Academic and activist Maria Pisani said something last week that appears to have flown under the radar. It shouldn’t have, because it goes to the heart of a persistent, insidious and cruel current of institutional racism.

Commenting about the eviction of migrants from a building in Buġibba, Pisani called it a clear case of racial profiling.

Hauled off in police vans for interrogation, the migrants had been targeted and criminalised. Besides, she said, the evictions had left many of them effectively homeless. Perversely, the victims of a housing crisis were being topsy-turvied as its perpetrators. I wish I could disagree.

This was the third mass eviction of migrants in a year. A year ago, 120 were thrown out of a cowshed in Mrieħel, where they had each paid €100 a month for space in shared rooms.

In July, 37 migrants were found to be renting space in what had once been horse stables in Marsa. They were ‘arrested and taken in for questioning’. The Buġibba eviction involved 150 people. According to the police, the pretext was a complaint by neighbours of a rat infestation.

There have been many more, smaller, evictions. For the major ones that made the news, there is a fairly staple storyline. Give or take a couple, the migrants targeted were black. In all cases, there were associations with animals: horses, cows, and rats. There was talk of dirt, filth, and squalor – in the Marsa case, it included a report of a “kamra użata għas-sess” (a room set aside for sex – doubtless of the degenerate and ‘dirty’ kind).

All evictions involved a surprise action by the police, usually followed by mass arrests. The word used throughout was, in fact, “raids” – a terminology shared with police action at such places as a potato shed in Marsa, a drug-dealer’s den in San Martin, and so on.

It’s the equivalent of booting beggars off the streets in the hope they will get rich in the process

All of which is ample reason for me to agree with Pisani, in at least three ways. First, in that the raids criminalise the evicted. Doors are kicked down on decent, working men and women at 5a.m. Police presence descends by the squad.

In the Marsa raid, a number of residents were cable-tied and manhandled. The charge? None other than the heinous crime of paying handsome money to live in shabby housing.

The police officers cannot be blamed. They follow orders.

As it happens, orders that come from a government that, even as I write, is busy coming across all virtuous at a press conference on the immorality of treating prostitutes as criminals. No such pangs for people who are said to live in dirty rooms.

The second thing about the evictions is that, intentionally or not, they set up a group of migrants – black Africans, more specifically – as prone to squalor and filth, alien to basic hygiene, and somehow polluting. The cues are many.

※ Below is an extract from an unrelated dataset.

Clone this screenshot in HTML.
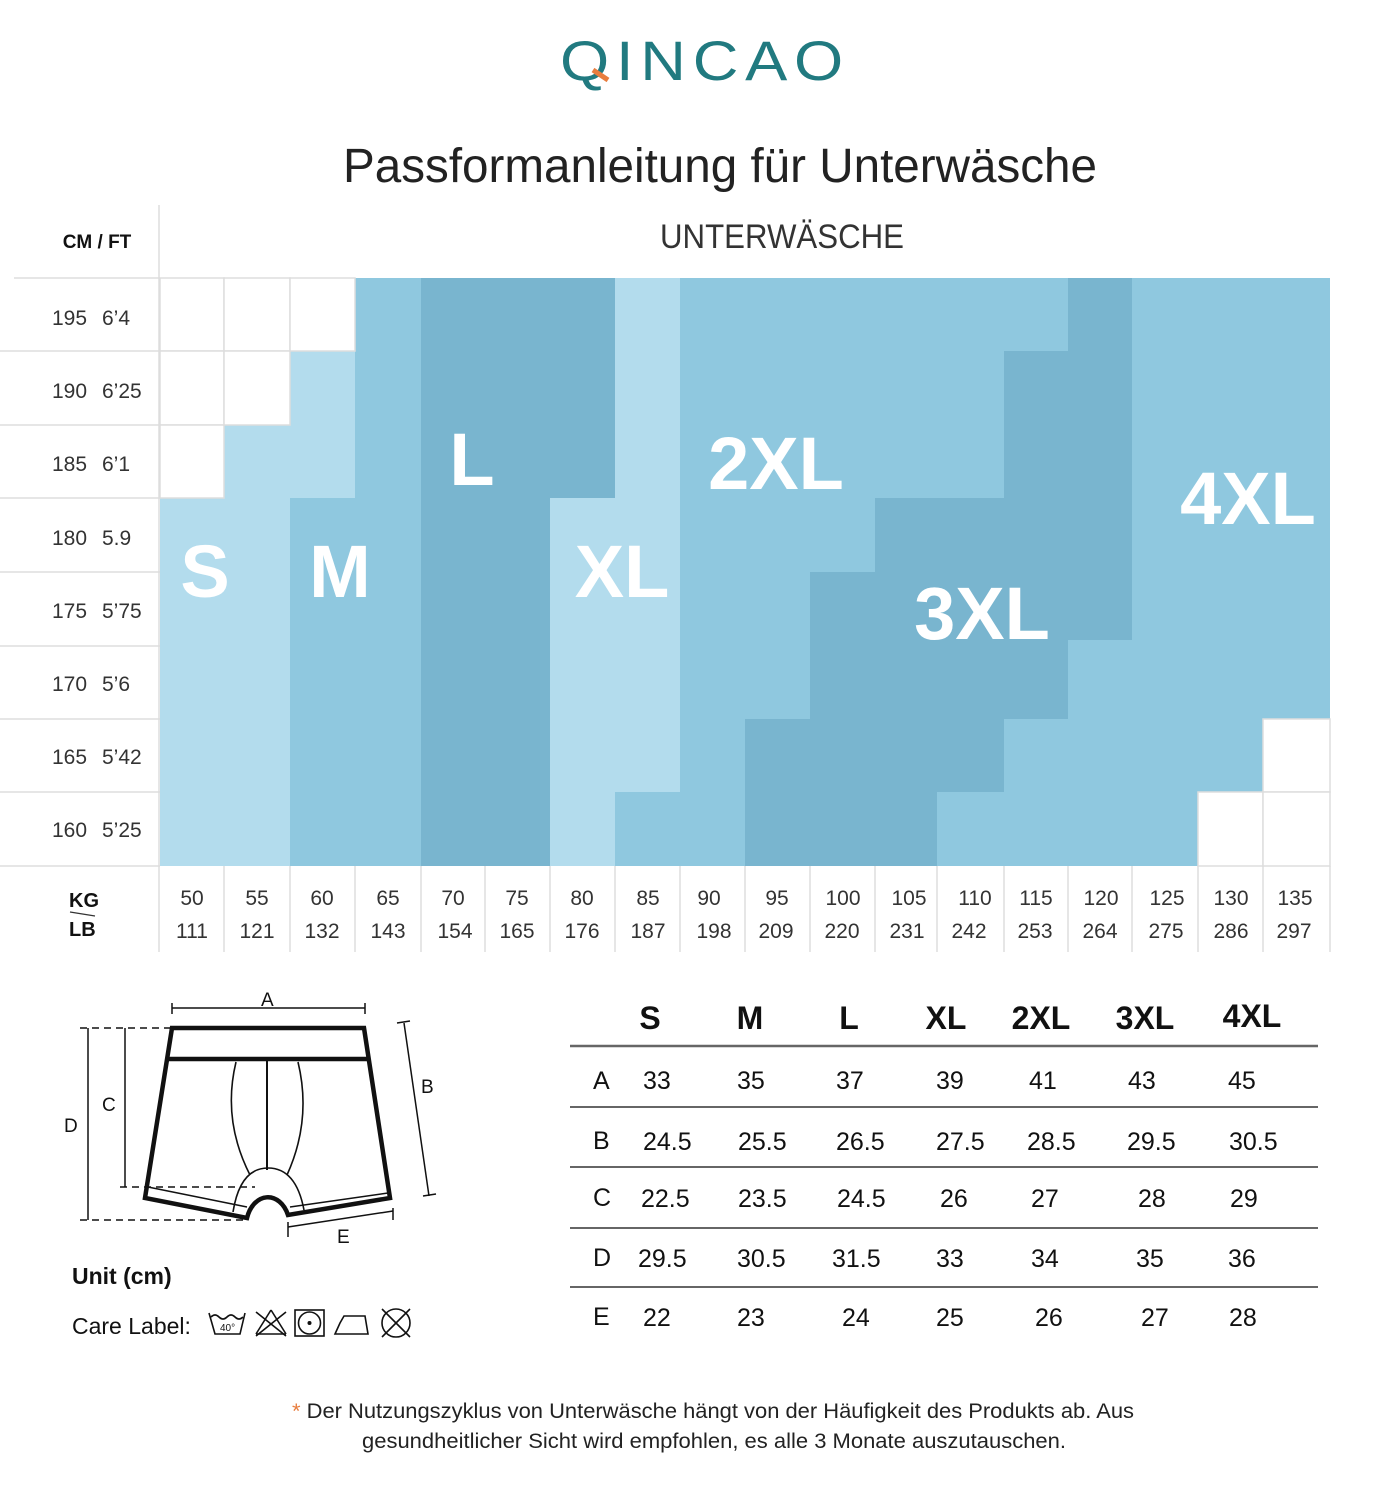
<!DOCTYPE html>
<html><head><meta charset="utf-8"><style>
html,body{margin:0;padding:0;background:#fff}
svg{display:block}
text{font-family:"Liberation Sans",sans-serif}
</style></head><body>
<svg width="1376" height="1500" viewBox="0 0 1376 1500" xmlns="http://www.w3.org/2000/svg">
<!-- logo -->
<text x="705" y="80" text-anchor="middle" font-size="56" fill="#217a80" letter-spacing="6" textLength="290" lengthAdjust="spacingAndGlyphs">QINCAO</text>
<line x1="593" y1="70" x2="608" y2="80" stroke="#e87d3e" stroke-width="5"/>
<text x="720" y="182" text-anchor="middle" font-size="48" fill="#222" textLength="754" lengthAdjust="spacingAndGlyphs">Passformanleitung für Unterwäsche</text>
<text x="782" y="248" text-anchor="middle" font-size="34" fill="#333" textLength="244" lengthAdjust="spacingAndGlyphs">UNTERWÄSCHE</text>
<text x="97" y="248" text-anchor="middle" font-size="19" font-weight="bold" fill="#111">CM / FT</text>

<!-- chart base -->
<rect x="160" y="278" width="1170" height="588" fill="#8fc8df"/>
<g fill="#b3dced">
<rect x="160" y="498" width="64" height="368"/>
<rect x="224" y="425" width="66" height="441"/>
<rect x="290" y="351" width="65" height="147"/>
<rect x="550" y="498" width="65" height="368"/>
<rect x="615" y="278" width="65" height="514"/>
</g>
<g fill="#79b5cf">
<rect x="421" y="278" width="129" height="588"/>
<rect x="550" y="278" width="65" height="220"/>
<rect x="745" y="719" width="65" height="147"/>
<rect x="810" y="572" width="65" height="294"/>
<rect x="875" y="498" width="62" height="368"/>
<rect x="937" y="498" width="67" height="294"/>
<rect x="1004" y="351" width="64" height="368"/>
<rect x="1068" y="278" width="64" height="362"/>
</g>
<g fill="#fff" stroke="#ddd" stroke-width="1.5">
<rect x="160" y="278" width="64" height="73"/><rect x="160" y="351" width="64" height="74"/><rect x="160" y="425" width="64" height="73"/>
<rect x="224" y="278" width="66" height="73"/><rect x="224" y="351" width="66" height="74"/>
<rect x="290" y="278" width="65" height="73"/>
<rect x="1198" y="792" width="65" height="74"/>
<rect x="1263" y="719" width="67" height="73"/><rect x="1263" y="792" width="67" height="74"/>
</g>
<g fill="#fff" font-weight="bold" font-size="74" text-anchor="middle">
<text x="205" y="597">S</text>
<text x="340" y="597">M</text>
<text x="472" y="485">L</text>
<text x="622" y="597">XL</text>
<text x="776" y="489">2XL</text>
<text x="982" y="639">3XL</text>
<text x="1248" y="524">4XL</text>
</g>

<!-- left axis -->
<g stroke="#ddd" stroke-width="1.5">
<line x1="14" y1="278" x2="160" y2="278"/>
<line x1="0" y1="351" x2="160" y2="351"/><line x1="0" y1="425" x2="160" y2="425"/>
<line x1="0" y1="498" x2="160" y2="498"/><line x1="0" y1="572" x2="160" y2="572"/>
<line x1="0" y1="646" x2="160" y2="646"/><line x1="0" y1="719" x2="160" y2="719"/>
<line x1="0" y1="792" x2="160" y2="792"/><line x1="0" y1="866" x2="160" y2="866"/>
<line x1="159" y1="205" x2="159" y2="952"/>
</g>
<g font-size="21" fill="#333">
<text x="52" y="325">195</text><text x="102" y="325">6’4</text>
<text x="52" y="398">190</text><text x="102" y="398">6’25</text>
<text x="52" y="471">185</text><text x="102" y="471">6’1</text>
<text x="52" y="545">180</text><text x="102" y="545">5.9</text>
<text x="52" y="618">175</text><text x="102" y="618">5’75</text>
<text x="52" y="691">170</text><text x="102" y="691">5’6</text>
<text x="52" y="764">165</text><text x="102" y="764">5’42</text>
<text x="52" y="837">160</text><text x="102" y="837">5’25</text>
</g>
<text x="69" y="907" font-size="20" font-weight="bold" fill="#111">KG</text>
<line x1="70" y1="912" x2="95" y2="916" stroke="#333" stroke-width="1.2"/>
<text x="69" y="936" font-size="20" font-weight="bold" fill="#111">LB</text>

<!-- bottom axis -->
<g stroke="#ddd" stroke-width="1.5">
<line x1="224" y1="866" x2="224" y2="952"/><line x1="290" y1="866" x2="290" y2="952"/>
<line x1="355" y1="866" x2="355" y2="952"/><line x1="421" y1="866" x2="421" y2="952"/>
<line x1="485" y1="866" x2="485" y2="952"/><line x1="550" y1="866" x2="550" y2="952"/>
<line x1="615" y1="866" x2="615" y2="952"/><line x1="680" y1="866" x2="680" y2="952"/>
<line x1="745" y1="866" x2="745" y2="952"/><line x1="810" y1="866" x2="810" y2="952"/>
<line x1="875" y1="866" x2="875" y2="952"/><line x1="937" y1="866" x2="937" y2="952"/>
<line x1="1004" y1="866" x2="1004" y2="952"/><line x1="1068" y1="866" x2="1068" y2="952"/>
<line x1="1132" y1="866" x2="1132" y2="952"/><line x1="1198" y1="866" x2="1198" y2="952"/>
<line x1="1263" y1="866" x2="1263" y2="952"/><line x1="1330" y1="866" x2="1330" y2="952"/>
</g>
<g font-size="21" fill="#333" text-anchor="middle">
<text x="192" y="905">50</text><text x="192" y="938">111</text>
<text x="257" y="905">55</text><text x="257" y="938">121</text>
<text x="322" y="905">60</text><text x="322" y="938">132</text>
<text x="388" y="905">65</text><text x="388" y="938">143</text>
<text x="453" y="905">70</text><text x="455" y="938">154</text>
<text x="517" y="905">75</text><text x="517" y="938">165</text>
<text x="582" y="905">80</text><text x="582" y="938">176</text>
<text x="648" y="905">85</text><text x="648" y="938">187</text>
<text x="709" y="905">90</text><text x="714" y="938">198</text>
<text x="777" y="905">95</text><text x="776" y="938">209</text>
<text x="843" y="905">100</text><text x="842" y="938">220</text>
<text x="909" y="905">105</text><text x="907" y="938">231</text>
<text x="975" y="905">110</text><text x="969" y="938">242</text>
<text x="1036" y="905">115</text><text x="1035" y="938">253</text>
<text x="1101" y="905">120</text><text x="1100" y="938">264</text>
<text x="1167" y="905">125</text><text x="1166" y="938">275</text>
<text x="1231" y="905">130</text><text x="1231" y="938">286</text>
<text x="1295" y="905">135</text><text x="1294" y="938">297</text>
</g>

<!-- diagram -->
<g stroke="#111" fill="none">
<line x1="172" y1="1008" x2="365" y2="1008" stroke-width="1.5"/>
<line x1="172" y1="1003" x2="172" y2="1014" stroke-width="1.5"/>
<line x1="365" y1="1003" x2="365" y2="1014" stroke-width="1.5"/>
<path d="M172 1028 L364 1028 L390 1198 L288 1215 A22 30 0 0 0 247 1218 L145 1198 Z" stroke-width="4.5"/>
<line x1="167" y1="1059" x2="368" y2="1059" stroke-width="4.5"/>
<line x1="267" y1="1060" x2="267" y2="1170" stroke-width="2"/>
<path d="M236 1062 Q222 1120 250 1175" stroke-width="1.6"/>
<path d="M298 1062 Q312 1120 287 1175" stroke-width="1.6"/>
<path d="M233 1212 Q240 1168 268 1168 Q296 1168 304 1210" stroke-width="1.6"/>
<line x1="148" y1="1187" x2="247" y2="1207" stroke-width="1.5"/>
<line x1="290" y1="1207" x2="388" y2="1193" stroke-width="1.5"/>
<line x1="88" y1="1028" x2="88" y2="1220" stroke-width="1.5"/>
<line x1="80" y1="1028" x2="172" y2="1028" stroke-width="1.5" stroke-dasharray="7 5"/>
<line x1="80" y1="1220" x2="248" y2="1220" stroke-width="1.5" stroke-dasharray="7 5"/>
<line x1="125" y1="1028" x2="125" y2="1187" stroke-width="1.5"/>
<line x1="120" y1="1187" x2="255" y2="1187" stroke-width="1.5" stroke-dasharray="7 5"/>
<line x1="404" y1="1023" x2="429" y2="1196" stroke-width="1.5"/>
<line x1="397" y1="1023" x2="410" y2="1021" stroke-width="1.5"/>
<line x1="423" y1="1196" x2="436" y2="1194" stroke-width="1.5"/>
<line x1="288" y1="1227" x2="393" y2="1211" stroke-width="1.5"/>
<line x1="288" y1="1222" x2="288" y2="1237" stroke-width="1.5"/>
<line x1="393" y1="1208" x2="393" y2="1220" stroke-width="1.5"/>
</g>
<g font-size="19" fill="#111">
<text x="261" y="1006">A</text><text x="421" y="1093">B</text><text x="102" y="1111">C</text>
<text x="64" y="1132">D</text><text x="337" y="1243">E</text>
</g>
<text x="72" y="1284" font-size="23" font-weight="bold" fill="#111">Unit (cm)</text>
<text x="72" y="1334" font-size="23" fill="#111">Care Label:</text>
<g stroke="#111" fill="none" stroke-width="1.6">
<path d="M209 1313 L215 1334 L240 1334 L245 1313"/><path d="M211 1317 q4 -4 8 0 q4 4 8 0 q4 -4 8 0 q4 4 8 0"/>
<line x1="256" y1="1334" x2="286" y2="1334"/><line x1="256" y1="1334" x2="271" y2="1310"/><line x1="286" y1="1334" x2="271" y2="1310"/>
<line x1="256" y1="1312" x2="286" y2="1336"/><line x1="286" y1="1312" x2="256" y2="1336"/>
<rect x="295" y="1310" width="29" height="26"/><circle cx="309.5" cy="1323" r="11"/>
<path d="M335 1334 L368 1334 L365 1316 L344 1316 L340 1323 Z"/>
<circle cx="396" cy="1323" r="14"/><line x1="382" y1="1309" x2="410" y2="1337"/><line x1="410" y1="1309" x2="382" y2="1337"/>
</g>
<circle cx="309.5" cy="1323" r="2" fill="#111"/>
<text x="220" y="1331" font-size="10" fill="#111">40°</text>

<!-- table -->
<g font-size="32" font-weight="bold" fill="#111" text-anchor="middle">
<text x="650" y="1029">S</text><text x="750" y="1029">M</text><text x="849" y="1029">L</text>
<text x="946" y="1029">XL</text><text x="1041" y="1029">2XL</text><text x="1145" y="1029">3XL</text><text x="1252" y="1027">4XL</text>
</g>
<g stroke="#666">
<line x1="570" y1="1046" x2="1318" y2="1046" stroke-width="2.5"/>
<line x1="570" y1="1107" x2="1318" y2="1107" stroke-width="2"/>
<line x1="570" y1="1167" x2="1318" y2="1167" stroke-width="2"/>
<line x1="570" y1="1228" x2="1318" y2="1228" stroke-width="2"/>
<line x1="570" y1="1287" x2="1318" y2="1287" stroke-width="2"/>
</g>
<g font-size="25" fill="#111">
<text x="593" y="1089">A</text>
<text x="643" y="1089">33</text><text x="737" y="1089">35</text><text x="836" y="1089">37</text><text x="936" y="1089">39</text><text x="1029" y="1089">41</text><text x="1128" y="1089">43</text><text x="1228" y="1089">45</text>
<text x="593" y="1149">B</text>
<text x="643" y="1150">24.5</text><text x="738" y="1150">25.5</text><text x="836" y="1150">26.5</text><text x="936" y="1150">27.5</text><text x="1027" y="1150">28.5</text><text x="1127" y="1150">29.5</text><text x="1229" y="1150">30.5</text>
<text x="593" y="1206">C</text>
<text x="641" y="1207">22.5</text><text x="738" y="1207">23.5</text><text x="837" y="1207">24.5</text><text x="940" y="1207">26</text><text x="1031" y="1207">27</text><text x="1138" y="1207">28</text><text x="1230" y="1207">29</text>
<text x="593" y="1266">D</text>
<text x="638" y="1267">29.5</text><text x="737" y="1267">30.5</text><text x="832" y="1267">31.5</text><text x="936" y="1267">33</text><text x="1031" y="1267">34</text><text x="1136" y="1267">35</text><text x="1228" y="1267">36</text>
<text x="593" y="1325">E</text>
<text x="643" y="1326">22</text><text x="737" y="1326">23</text><text x="842" y="1326">24</text><text x="936" y="1326">25</text><text x="1035" y="1326">26</text><text x="1141" y="1326">27</text><text x="1229" y="1326">28</text>
</g>

<!-- footnote -->
<g font-size="21" fill="#222" text-anchor="middle">
<text x="713" y="1418" textLength="842" lengthAdjust="spacingAndGlyphs"><tspan fill="#e87d3e">* </tspan>Der Nutzungszyklus von Unterwäsche hängt von der Häufigkeit des Produkts ab. Aus</text>
<text x="714" y="1448" textLength="704" lengthAdjust="spacingAndGlyphs">gesundheitlicher Sicht wird empfohlen, es alle 3 Monate auszutauschen.</text>
</g>
</svg>
</body></html>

For example, at the Buġibba raid some officers wore blue rubber gloves. A necessary precaution, one might think, but then again the people they were tasked to handle spend their days in hotel kitchens, on construction sites, and so on. No rubber gloves or precautions needed there, because black Africans are only polluting when they’re not working.

Rats, too, have certain preferences. One might suppose that the rat infestation in Buġibba (assuming there is one) will have something to do with the construction blitz which has left most of the place dug up and its infrastructure in rubbled tatters. Instead, it turns out it was the black migrants and their missing legal documents whodunit. 

It’s of little consolation that none of this is terribly new. Take migrants in the United States a hundred odd years ago.

That US immigration was obsessed with the cleanliness and hygiene of migrants is well documented. What is perhaps less well-known is that black people, including domestic migrants from southern states, had it more difficult than most.

Because black Americans were condemned to live in appalling conditions, any attempt on their part – and there were many, by black ‘reformers’ – to live up to prescribed standards of hygiene was doomed. They were poor and black, and despised for being dirty – except they were dirty because they were poor and black.

I’m not saying that conditions at Mrieħel, Marsa, and Buġibba were ideal. Rather, the points are, one, that black Africans can hardly be blamed for living in substandard places. It’s an open secret that the owners of holes who still fancy themselves as landlords know that, when all else fails, they can always ‘rent out to blacks’ ('tikri lis-suwed'). Black migrants tend to find there’s no room at the inn.

Besides, the televised spectacle of evictions tells the story of a nation struggling to defend its peerless, nay obsessive-compulsive, standards of hygiene against the obduracy of certain kinds (read ‘colours’) of migrants. Thus racial profiling.

There’s another thing. The reasoning behind the evictions is that the wisest way to deal with poor housing conditions is to throw out the housed and all their belongings, effectively making them homeless and likely to move into even poorer housing. It’s the equivalent of booting beggars off the streets, in the hope that they will get rich in the process.

The thought of police squads kicking down doors on sleeping people is disturbing in any circumstances. When those people have done nothing wrong except try to make do with what little they have, it’s unbearable.